-- WHAT IS NEEDED --
Copy the data that follows, character for character, minus the pictures.

-- PROVIDED MATERIAL --
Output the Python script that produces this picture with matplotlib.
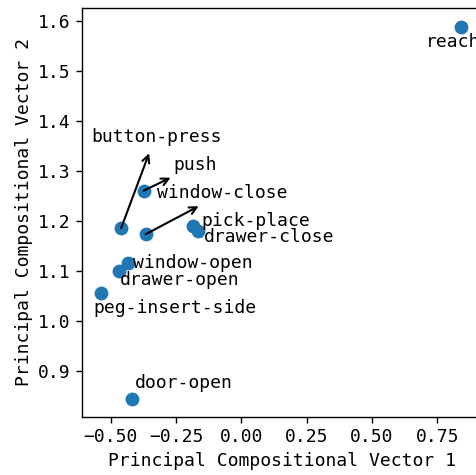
import matplotlib
matplotlib.use("Agg")
import matplotlib.pyplot as plt

plt.rcParams['font.family'] = ['DejaVu Sans Mono']
plt.rcParams['font.size'] = 13

# task embeddings on the first two principal compositional vectors
tasks = ['reach', 'button-press', 'push', 'window-close', 'pick-place',
         'drawer-close', 'window-open', 'drawer-open', 'peg-insert-side', 'door-open']
pc1 = [0.841, -0.460, -0.374, -0.366, -0.186, -0.167, -0.432, -0.467, -0.538, -0.419]
pc2 = [1.587, 1.185, 1.260, 1.173, 1.189, 1.179, 1.115, 1.100, 1.055, 0.843]

# label placement (pixel offsets from the point, left edge / vertical centre)
label_off = {
    'reach': (-35, -15), 'button-press': (-30, 91), 'push': (30, 26),
    'window-close': (11, 41), 'pick-place': (9, 5), 'drawer-close': (6, -6),
    'window-open': (5, 0), 'drawer-open': (1, -9), 'peg-insert-side': (-7, -15),
    'door-open': (3, 16),
}
# arrow heads (pixel offsets from the point) for the moved labels
arrow_off = {'button-press': (28, 75), 'push': (27, 13), 'window-close': (53, 28)}

fig = plt.figure(figsize=(4.77, 4.75), dpi=100)
ax = fig.add_axes([82 / 477, 58 / 475, 400 / 477, 409 / 475])

ax.scatter(pc1, pc2, s=80, color='#1f77b4', zorder=3)

for name, x, y in zip(tasks, pc1, pc2):
    dx, dy = label_off[name]
    ax.annotate(name, (x, y), xytext=(dx, dy), textcoords='offset pixels',
                ha='left', va='center')
    if name in arrow_off:
        ax.annotate('', (x, y), xytext=arrow_off[name], textcoords='offset pixels',
                    arrowprops=dict(arrowstyle='<-', color='black', lw=1.5,
                                    shrinkA=0, shrinkB=0))

ax.set_xlim(-0.6097, 0.921)
ax.set_ylim(0.8074, 1.6254)
ax.set_xticks([-0.5, -0.25, 0.0, 0.25, 0.5, 0.75])
ax.set_yticks([0.9, 1.0, 1.1, 1.2, 1.3, 1.4, 1.5, 1.6])
ax.tick_params(length=4.5, width=1.0)
for sp in ax.spines.values():
    sp.set_linewidth(1.0)
ax.set_xlabel('Principal Compositional Vector 1')
ax.set_ylabel('Principal Compositional Vector 2')

fig.savefig('out.png', dpi=100)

-- TASK SOLUTION --
Output the Python script that produces this picture with matplotlib.
import matplotlib
matplotlib.use("Agg")
import matplotlib.pyplot as plt

plt.rcParams['font.family'] = ['DejaVu Sans Mono']
plt.rcParams['font.size'] = 13

# task embeddings on the first two principal compositional vectors
tasks = ['reach', 'button-press', 'push', 'window-close', 'pick-place',
         'drawer-close', 'window-open', 'drawer-open', 'peg-insert-side', 'door-open']
pc1 = [0.841, -0.460, -0.374, -0.366, -0.186, -0.167, -0.432, -0.467, -0.538, -0.419]
pc2 = [1.587, 1.185, 1.260, 1.173, 1.189, 1.179, 1.115, 1.100, 1.055, 0.843]

# label placement (pixel offsets from the point, left edge / vertical centre)
label_off = {
    'reach': (-35, -15), 'button-press': (-30, 91), 'push': (30, 26),
    'window-close': (11, 41), 'pick-place': (9, 5), 'drawer-close': (6, -6),
    'window-open': (5, 0), 'drawer-open': (1, -9), 'peg-insert-side': (-7, -15),
    'door-open': (3, 16),
}
# arrow heads (pixel offsets from the point) for the moved labels
arrow_off = {'button-press': (28, 75), 'push': (27, 13), 'window-close': (53, 28)}

fig = plt.figure(figsize=(4.77, 4.75), dpi=100)
ax = fig.add_axes([82 / 477, 58 / 475, 400 / 477, 409 / 475])

ax.scatter(pc1, pc2, s=80, color='#1f77b4', zorder=3)

for name, x, y in zip(tasks, pc1, pc2):
    dx, dy = label_off[name]
    ax.annotate(name, (x, y), xytext=(dx, dy), textcoords='offset pixels',
                ha='left', va='center')
    if name in arrow_off:
        ax.annotate('', (x, y), xytext=arrow_off[name], textcoords='offset pixels',
                    arrowprops=dict(arrowstyle='<-', color='black', lw=1.5,
                                    shrinkA=0, shrinkB=0))

ax.set_xlim(-0.6097, 0.921)
ax.set_ylim(0.8074, 1.6254)
ax.set_xticks([-0.5, -0.25, 0.0, 0.25, 0.5, 0.75])
ax.set_yticks([0.9, 1.0, 1.1, 1.2, 1.3, 1.4, 1.5, 1.6])
ax.tick_params(length=4.5, width=1.0)
for sp in ax.spines.values():
    sp.set_linewidth(1.0)
ax.set_xlabel('Principal Compositional Vector 1')
ax.set_ylabel('Principal Compositional Vector 2')

fig.savefig('out.png', dpi=100)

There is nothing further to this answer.